Only, this one is set mostly in 19th century, in the land known today as the United States of America. Your character is a blank slate, and the number of personalities and background you can peg to your vampire character are quite impressive. Throughout the years, you will love and war with both mortals and your fellow vampires, and hopefully you will become a wiser – or at least more hardened – fang-face at the end of the day.

Unlike many gamebooks from this publisher, this one is a pleasant surprise in that there are many choices that actually matter. Okay, there is still one story line here, and there are many choices that provide merely cosmetic variations to this single story line. However, there are also many choices that allow some mild detours that differ considerably from those brought upon by other choices. Also, some choices are available, or not, depending on the personality and skills of your character. So while this one doesn’t accord that great a degree of freedom in choices like a typical gamebook tend to do, it still allows a greater degree of choices compared to the other gamebooks from this publisher. This one, therefore, is actually good for at least a few replays.

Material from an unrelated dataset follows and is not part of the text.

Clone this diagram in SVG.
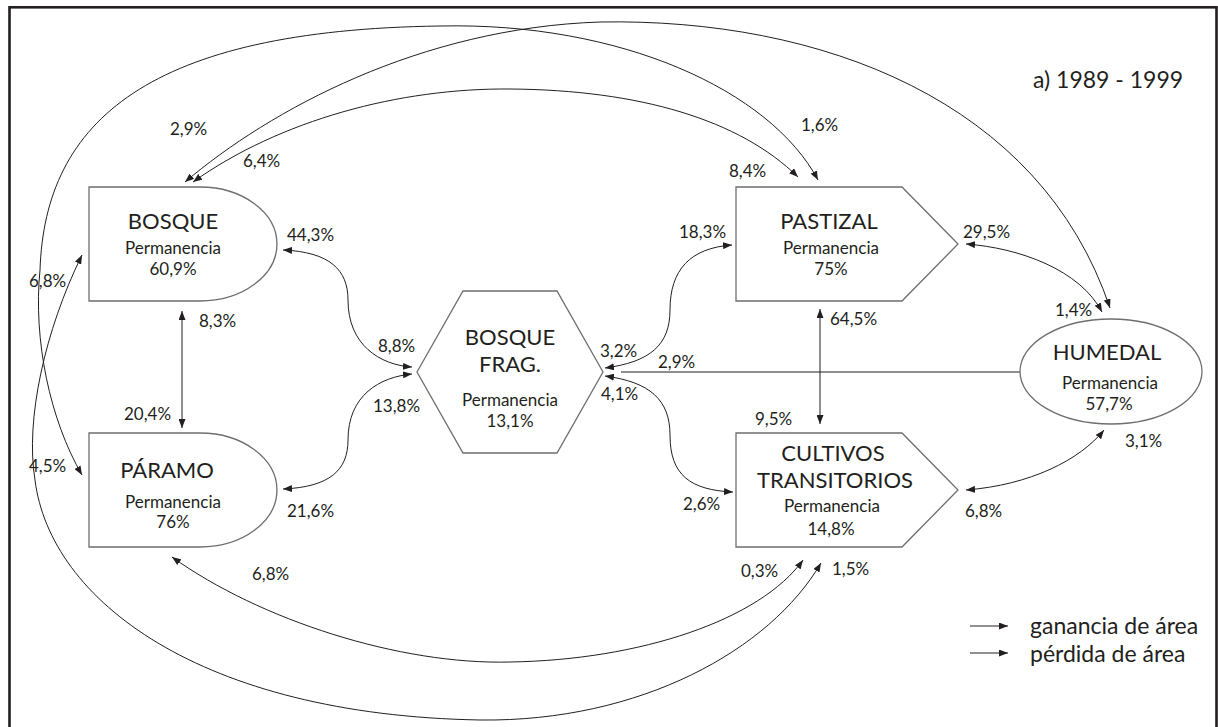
<svg xmlns="http://www.w3.org/2000/svg" width="1218" height="727" viewBox="0 0 1218 727">
<defs>
<marker id="ah" viewBox="0 0 10 10" refX="10" refY="5" markerWidth="9" markerHeight="7" markerUnits="userSpaceOnUse" orient="auto-start-reverse" preserveAspectRatio="none">
<path d="M0,0 L10,5 L0,10 z" fill="#231f20"/>
</marker>
</defs>
<style>
.node{fill:#fff;stroke:#6d6e71;stroke-width:1.3}
.c{fill:none;stroke:#231f20;stroke-width:1}
.a2{marker-start:url(#ah);marker-end:url(#ah)}
.a1{marker-end:url(#ah)}
text{font-family:Lato,"Liberation Sans",sans-serif;fill:#231f20}
.t{font-size:22px;text-anchor:middle}
.p{font-size:17px;text-anchor:middle}
.l{font-size:17px}
.g{font-size:23px}
</style>
<rect x="0" y="0" width="1218" height="727" fill="#fff"/>
<rect x="9.5" y="7.3" width="1207" height="740" fill="none" stroke="#231f20" stroke-width="2.6"/>

<g id="connectors">
<path class="c a2" d="M182,311 V428"/>
<path class="c a2" d="M283,250 C330,252 348,270 348,300 C348,345 380,365 412,367"/>
<path class="c a2" d="M283,489 C330,487 348,470 348,440 C348,395 380,377 412,374"/>
<path class="c a2" d="M605,368 C650,362 670,345 670,310 C670,270 690,248 732,245"/>
<path class="c a2" d="M605,376 C650,382 670,400 670,435 C670,475 690,490 733,492"/>
<path class="c" d="M1020,372 H621"/>
<path class="c a2" d="M820,309 V424"/>
<path class="c a2" d="M966,244 C1020,248 1080,270 1102,312"/>
<path class="c a2" d="M966,490 C1030,485 1080,460 1104,430"/>
<path class="c a2" d="M193,182 C280,120 400,88 510,89 C640,90 740,120 798,177"/>
<path class="c a2" d="M185,182 C270,110 420,28 600,22 C820,18 1040,100 1110,308"/>
<path class="c a2" d="M82,475 C50,420 33,340 40,270 C45,120 150,30 440,26 C620,22 770,90 818,180"/>
<path class="c a2" d="M172,557 C260,620 400,665 510,662 C640,660 760,620 803,560"/>
<path class="c a2" d="M82,255 C45,330 25,420 35,480 C50,600 200,715 480,720 C640,722 770,650 821,563"/>
<path class="c a1" d="M970,626 H1008"/>
<path class="c a1" d="M970,653 H1008"/>
</g>

<g id="bosque">
<path class="node" d="M89,187 H200 A77,57 0 0 1 200,301 H89 Z"/>
<text class="t" x="173" y="229">BOSQUE</text>
<text class="p" x="173" y="254">Permanencia</text>
<text class="p" x="173" y="275">60,9%</text>
</g>
<g id="paramo">
<path class="node" d="M89,433 H200 A77,57 0 0 1 200,547 H89 Z"/>
<text class="t" x="167" y="478">PÁRAMO</text>
<text class="p" x="173" y="508">Permanencia</text>
<text class="p" x="173" y="528">76%</text>
</g>
<g id="bosque-frag">
<path class="node" d="M417,372 L463,291 H557 L603,372 L557,453 H463 Z"/>
<text class="t" x="510" y="345">BOSQUE</text>
<text class="t" x="510" y="372">FRAG.</text>
<text class="p" x="510" y="406">Permanencia</text>
<text class="p" x="510" y="427">13,1%</text>
</g>
<g id="pastizal">
<path class="node" d="M736,187 H902 L958,244 L902,301 H736 Z"/>
<text class="t" x="829" y="229">PASTIZAL</text>
<text class="p" x="831" y="254">Permanencia</text>
<text class="p" x="831" y="275">75%</text>
</g>
<g id="cultivos">
<path class="node" d="M736,433 H902 L958,490 L902,547 H736 Z"/>
<text class="t" x="833" y="461">CULTIVOS</text>
<text class="t" x="835" y="488">TRANSITORIOS</text>
<text class="p" x="832" y="512">Permanencia</text>
<text class="p" x="831" y="535">14,8%</text>
</g>
<g id="humedal">
<ellipse class="node" cx="1111" cy="371.5" rx="91" ry="52.5"/>
<text class="t" x="1107" y="360">HUMEDAL</text>
<text class="p" x="1110" y="389">Permanencia</text>
<text class="p" x="1109" y="410">57,7%</text>
</g>

<g id="labels">
<text class="l" x="170" y="135">2,9%</text>
<text class="l" x="243" y="167">6,4%</text>
<text class="l" x="287" y="241">44,3%</text>
<text class="l" x="801" y="131">1,6%</text>
<text class="l" x="729" y="177">8,4%</text>
<text class="l" x="679" y="238">18,3%</text>
<text class="l" x="963" y="238">29,5%</text>
<text class="l" x="1055" y="316">1,4%</text>
<text class="l" x="29" y="287">6,8%</text>
<text class="l" x="199" y="327">8,3%</text>
<text class="l" x="378" y="352">8,8%</text>
<text class="l" x="124" y="420">20,4%</text>
<text class="l" x="373" y="412">13,8%</text>
<text class="l" x="29" y="472">4,5%</text>
<text class="l" x="600" y="357">3,2%</text>
<text class="l" x="658" y="368">2,9%</text>
<text class="l" x="601" y="400">4,1%</text>
<text class="l" x="830" y="325">64,5%</text>
<text class="l" x="755" y="425">9,5%</text>
<text class="l" x="1125" y="447">3,1%</text>
<text class="l" x="287" y="517">21,6%</text>
<text class="l" x="683" y="510">2,6%</text>
<text class="l" x="965" y="517">6,8%</text>
<text class="l" x="252" y="580">6,8%</text>
<text class="l" x="741" y="577">0,3%</text>
<text class="l" x="832" y="575">1,5%</text>
</g>

<g id="title">
<text x="1033" y="88" style="font-size:23px">a) 1989 - 1999</text>
</g>
<g id="legend">
<text class="g" x="1030" y="634">ganancia de área</text>
<text class="g" x="1030" y="662">pérdida de área</text>
</g>
</svg>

And the story line is actually a pretty compelling one, if not exactly original. There are laments of heartbreak, pathos, and drama that are pretty nicely done. Some of the secondary characters are memorably written, and the doomed love affairs can prick the heart a bit. Also, there is considerably evocative use of historical details to add color to the story line. Your character observes and occasionally participates in the social and political turmoil of America in the 19th century, and often, you will feel that you really are in your character’s shoes. Or pointy heels, depending on how you like your vampires.

Just be warned that this one ends in a “To be continued” manner, and as of the time of writing, the promised sequel has yet to materialize. It can get frustrating, the wait, because this is easily one of the more solid gamebooks from this publisher.